Sony Ericsson Announces First Walkman Phone
jonknee writes "Sony Ericsson has announced the first in a new line of self-described "Walkman phones" that specialize in playing music. The W800i features a 512MB memory card to store tunes and up to 30 hours of playback (if you keep the phone off, otherwise about half that). We should see a Motorola phone with iTunes onboard within the next two weeks, making March the month of music phones."
How many "all on one" devices do consumers really need?
On another note... haven't there been phones like this before? What's their claim to being the first?
http://tinyurl.com/6vq2z/
Everythign is getting so small now, tiny phones, tiny mp3 players, tiny cameras. It is not that difficult to get each device seperate. I hate this trend towards convergence because you end up with a crappy phone and a crappy mp3 player. I bought one of those phone/pda things and it was terrible. It wasn't half as good as my regular PDA or the phone I traded it in for. So instead i get two crappy devices in the size of one.

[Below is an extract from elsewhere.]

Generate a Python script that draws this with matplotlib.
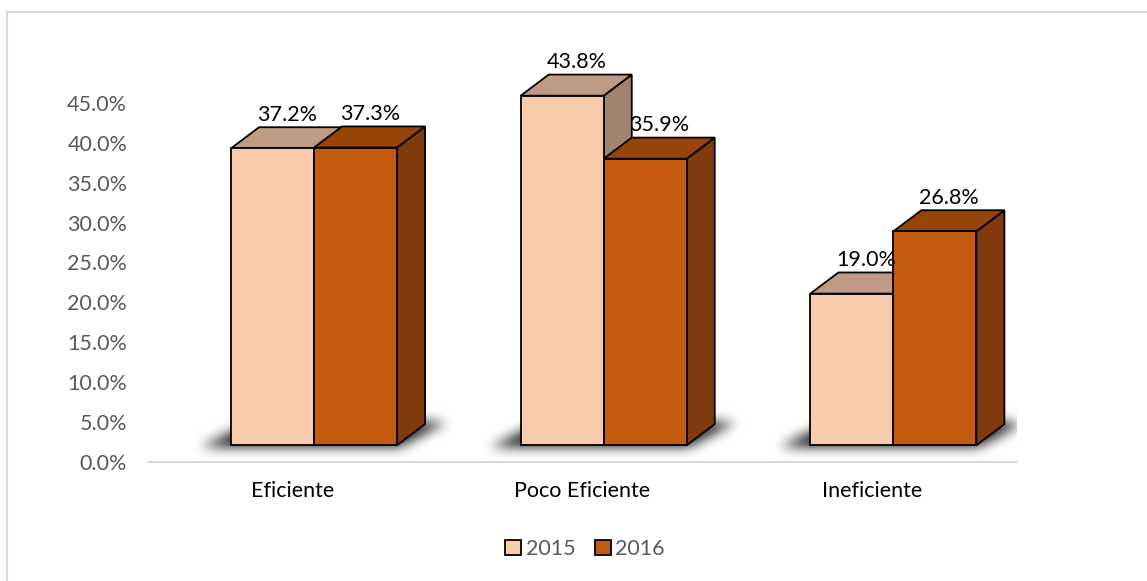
import matplotlib.pyplot as plt
from matplotlib.patches import Polygon, Patch
from matplotlib.lines import Line2D
from matplotlib.path import Path
import numpy as np

plt.rcParams['font.family'] = ['Lato', 'DejaVu Sans']

categories = ['Eficiente', 'Poco Eficiente', 'Ineficiente']
years = ['2015', '2016']
v2015 = [37.2, 43.8, 19.0]
v2016 = [37.3, 35.9, 26.8]

# colours: front, top, side
col_2015 = ['#F8CBAD', '#BF9A84', '#A2836F']
col_2016 = ['#C55A11', '#974409', '#813A0C']

fig = plt.figure(figsize=(11.47, 5.81), dpi=100)
ax = fig.add_axes([148 / 1147, 119 / 581, 869 / 1147, 399 / 581])
ax.set_xlim(-0.5, 2.5)
ax.set_ylim(0, 50)

# 3d look (data units)
bw = 0.2865
shift = 0.073
dx, dy = 0.097, 2.65
base = 2.1
px_x = 3 / 869.0   # one pixel in x data units
px_y = 50 / 399.0  # one pixel in y data units


def draw_box(x0, v, cols, z):
    x1 = x0 + bw
    top = base + v
    front = Polygon([(x0, base), (x1, base), (x1, top), (x0, top)],
                    closed=True, fc=cols[0], ec='black', lw=1.3, zorder=z)
    lid = Polygon([(x0, top), (x1, top), (x1 + dx, top + dy), (x0 + dx, top + dy)],
                  closed=True, fc=cols[1], ec='black', lw=1.3, zorder=z)
    side = Polygon([(x1, base), (x1 + dx, base + dy), (x1 + dx, top + dy), (x1, top)],
                   closed=True, fc=cols[2], ec='black', lw=1.3, zorder=z)
    for p in (side, lid, front):
        ax.add_patch(p)


# soft floor shadows, rendered as a blurred mask image
nx, ny = 869, 399
gx = np.linspace(-0.5, 2.5, nx)
gy = np.linspace(0, 50, ny)
GX, GY = np.meshgrid(gx, gy)
pts = np.column_stack([GX.ravel(), GY.ravel()])
mask = np.zeros(GX.size)
for i in range(len(categories)):
    x0 = i + shift - bw
    x1 = i + shift + bw
    shape = Path([(x0 - 30 * px_x, base - 2 * px_y),
                  (x1 + 2 * px_x, base - 2 * px_y),
                  (x1 + dx + 22 * px_x, base + dy + 2 * px_y),
                  (x0 + dx - 6 * px_x, base + dy + 2 * px_y)])
    mask[shape.contains_points(pts)] = 1.0
mask = mask.reshape(ny, nx)
k = np.exp(-0.5 * (np.arange(-18, 19) / 6.0) ** 2)
k /= k.sum()
mask = np.apply_along_axis(lambda r: np.convolve(r, k, mode='same'), 1, mask)
mask = np.apply_along_axis(lambda c: np.convolve(c, k, mode='same'), 0, mask)
rgba = np.zeros((ny, nx, 4))
rgba[..., 3] = np.clip(mask * 0.9, 0, 0.75)
ax.imshow(rgba, extent=(-0.5, 2.5, 0, 50), origin='lower', aspect='auto',
          zorder=1, interpolation='bilinear')

for i in range(len(categories)):
    xa = i + shift - bw
    xb = i + shift
    draw_box(xa, v2015[i], col_2015, 3 + i * 2)
    draw_box(xb, v2016[i], col_2016, 4 + i * 2)
    for x0, v in ((xa, v2015[i]), (xb, v2016[i])):
        ax.text(x0 + bw / 2 + 0.05, base + v + dy + 0.3, f'{v:.1f}%',
                ha='center', va='bottom', fontsize=15.5, color='black', zorder=20)

ax.set_xlim(-0.5, 2.5)
ax.set_ylim(0, 50)
yt = np.arange(0, 50, 5)
ax.set_yticks(yt)
ax.set_yticklabels([f'{t:.1f}%' for t in yt], color='#595959', fontsize=15.5)
ax.set_xticks(range(len(categories)))
ax.set_xticklabels(categories, fontsize=15.5, color='black')
ax.tick_params(length=0)
ax.tick_params(axis='y', pad=15)
ax.tick_params(axis='x', pad=14)
for s in ('top', 'right', 'left'):
    ax.spines[s].set_visible(False)
ax.spines['bottom'].set_color('#D9D9D9')
ax.spines['bottom'].set_linewidth(1.5)

handles = [Patch(fc=col_2015[0], ec='black', lw=1.3),
           Patch(fc=col_2016[0], ec='black', lw=1.3)]
fig.legend(handles, years, loc='center', bbox_to_anchor=(0.51, 0.055), ncol=2,
           frameon=False, fontsize=15.5, handlelength=0.75, handleheight=0.75,
           handletextpad=0.2, columnspacing=0.9, labelcolor='#595959')

# chart-area border
fig.add_artist(Line2D([7 / 1147, 7 / 1147], [0, 1 - 12 / 581], color='#D9D9D9', lw=1.5))
fig.add_artist(Line2D([7 / 1147, 1], [1 - 12 / 581, 1 - 12 / 581], color='#D9D9D9', lw=1.5))

fig.savefig('out.png', dpi=100)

Focus on making things better, making phone reception clearer, i don't need to listen to music using my phone, thats what my iPod is for.
Be better in bed. Wikiafterdark!
Lessee, it's a Sony digital music format, so it'll be all fucked up. 1. Memory Stick? Give me a break. 2. I'm sure that I can't just put a FAT formatted flash card in it. I'm sure that I have to use some sort of fucking evil-ass Sony piece of crap, PC-only software for the sole purpose of COPYING FILES TO A FLASH CARD.
Well as much as some /.'ers hate the convergence of phones and would rather wear a utility belt - this looks like a great mix. I think the older generation instead of lamenting that most convergence phone/camera/music/pda phones dont do it right should applaud the ones that do. This looks like a great first step.
Most importantly the battery life kicks ass on this phone in both modes - I really think that this is the acid test for many - What good are feautures if there is no power to turn on the phone.
One day soon I will own a Phone / PDA / iPod / Camera (Still and Motion) with hopefully some GPS thrown in for good measure - Convergence is key - that or bigger pockets.
---- The real Slashdot is still here. You just have to browse at -1 to read the comments.
"if you keep the phone off, otherwise about half that"
uh huh, because it's not like I'd be expecting to receive calls with this phone thing...
But my wife's Siemens SL45 is over three years old now. And it wasn't the first mp3 phone either.
The problem with devices converging is the compromises that are made. Instead of two seperate gadgets that do the job well, in this case a mobile phone and an MP3 player, you get one device that is substandard at everything. To me it seems as if the phone is just a gimmick to sell the MP3 player instead of being a functional replacement for a standalone phone.
Does it play Ogg Vorbis? I bet it doesn't, and I can name several standalone DAPs that do support it and probably have better audio quality.
A substandard MP3 player and a phone with poor battery life if you actually want to use both the components of this device? No thanks, I'll stick to my Rio Karma and my trusty old CDMA phone.
The "obvious" answer is one. The correct answer is unlimited. There is a point where you cannot keep putting devices together. It would be ridiculous to make an "all in one" device that is a phone, a camera, a walkman, and a printer. You would need a seperate "all in one" device that is a printer/fax/scanner/copier. So there are two "all in one" devices already. You can see where this is going.
off-topic: I need my phone to make phone calls. thats it.
ptpete
The reason it's lame -- Sony proprietary Memory Stick.
Also, limited to T-Mobile (US customers) service.
Also, no price announced yet.
Also, DRM music only.
memory stick... don't care about too much
:)
tmobile... great, that's my co.
DRM... where does it say that at? I read Ericsson's site and saw no mention of DRM.
No, see, the whole point is that unless you had your phone on vibrate you would miss their call if you were listening to an ipod. I assume this will do something like turn down the music volume when the phone actually rings, and that the caller will be heard in the headphones. This is one convergence device that makes sense.
Problem is sir, the SD is also proprietary. SD is controlled by Matsushita, Toshiba, and Sandisk. MMC isn't proprietary, but by default pretty much all new MMC slots pretty much needs SD compatibility since consumers don't know the diffrence and expect SDs to work.
Why would Sony dump one proprietary standard just to adopt another which they have to pay licencing fees for? Quite honestly, the Sony-bashing regarding memorysticks is garbage. It would be a valid argument if the alternative was an open standard, however most people seem to endorse SDs. Out of all the pletohra of the small flash multimedia standards that constantly pop up I'm not sure why people only attack Sony.
As far as DRM goes, all other players also have DRM. plus it supports MP3s, so there's a way around it. Also, the phone is GSM/GPRS triband so it will likely work with other GSM services in the future.